The turing test is a test that says if a computer can be mistaken for a human, it is truly thinking. The test has a few flaws however. How does one make a judgement that the computer is being mistaken for a human? How do you determine how many people need to be fooled or how intelligent the humans themselves need to be to prove it? If a computer fools a person into believing it is human is it the computer that fools the human, or the human who programmed the computer that fools the human? With enough experience, algorithms, etc. humans can write programs to fool anyone and anything.
The Captcha test, for example, is a test waiting to be beaten by a very talented programmer (likely working on a spam bot). The squiggly text that appears is difficult to identify, however there are programs that can read facial features, and those appear to be more difficult to decipher. Artificial Intelligence of this style is in its infancy, yet making leaps and bounds. That a program can be so good as to beat another program, or a human, is not sentience or true artificial intelligence. It is like a man in a room...
The Chinese Room argument says that ANY program would be like a man in a room with rules in english for manipulating chinese characters. To the people outside the room it appears as if the man understands chinese, however he is not receiving translations or any way to learn the language, all he has is "move this character here, move this one there" and therefore does not gain any understanding of chinese. A computer, like this human, is simply manipulating our language by using commands in binary, such as "put this letter here, put these words here." It appears as if the computer understands what we are inputting and what it is outputting, but it has no greater understanding of the english language than the man in the room has of chinese.
The symbol grounding problem: I will choose typing. When a typist types, they feel the keys. There is a bump on the F and J key to indicate to the index finger on each hand where they should be, different pressure is put on these fingers than on the other fingers to locate the position of all the fingers. After this the typist must memorize where the keys are and reach with each individual finger, sometimes at the same time. The typist must be controlling each finger individually and subconciously. If the typist begins to think about it too long, they will mess up more, type slower (like I am now) and generally have more troubles. Typing uses a sensory of the keys and knowledge of the location of the fingers at all times. There is a necessity to understand what the feelings coming from the hard plastic keys does to the skin to indicate that the finger is on a key.

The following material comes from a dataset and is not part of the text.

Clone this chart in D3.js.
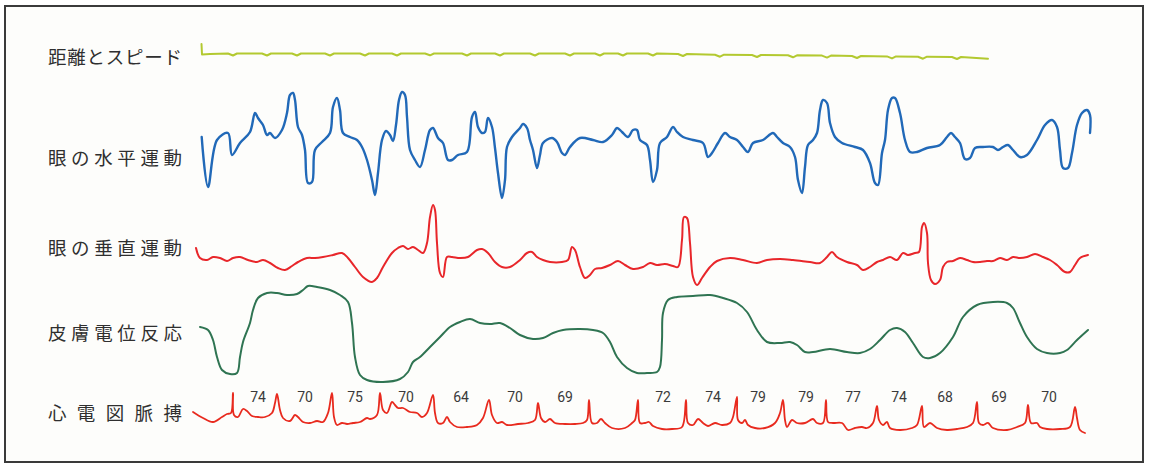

For an abstract idea, let's take something Socrates would enjoy, honor. What is honor? Honor is easily described by example, but how would you describe it by definition? The act of doing the right thing? That is an honorable act, so therefore is honor the right? But what is right? At any given moment something may be right or wrong, how can we decide and moreso, how can we explain this to a computer? Honor must therefore not be necessarily the right, it is going beyond that or else, stopping at a red light would be honorable. Going to work would be honorable. These things fall short of honor, they are common. Saving a person from drowning is honorable, so is honor the act of doing the right thing, when it isn't easy? or is it something that is right, but not common? This is difficult and well over 250 words so I am ending this, but one last question... Is honor a difficult, or impossible thing to define for a computer, there is so much to it, how do you describe what is right to a computer without a list of every conceivable variable in existence?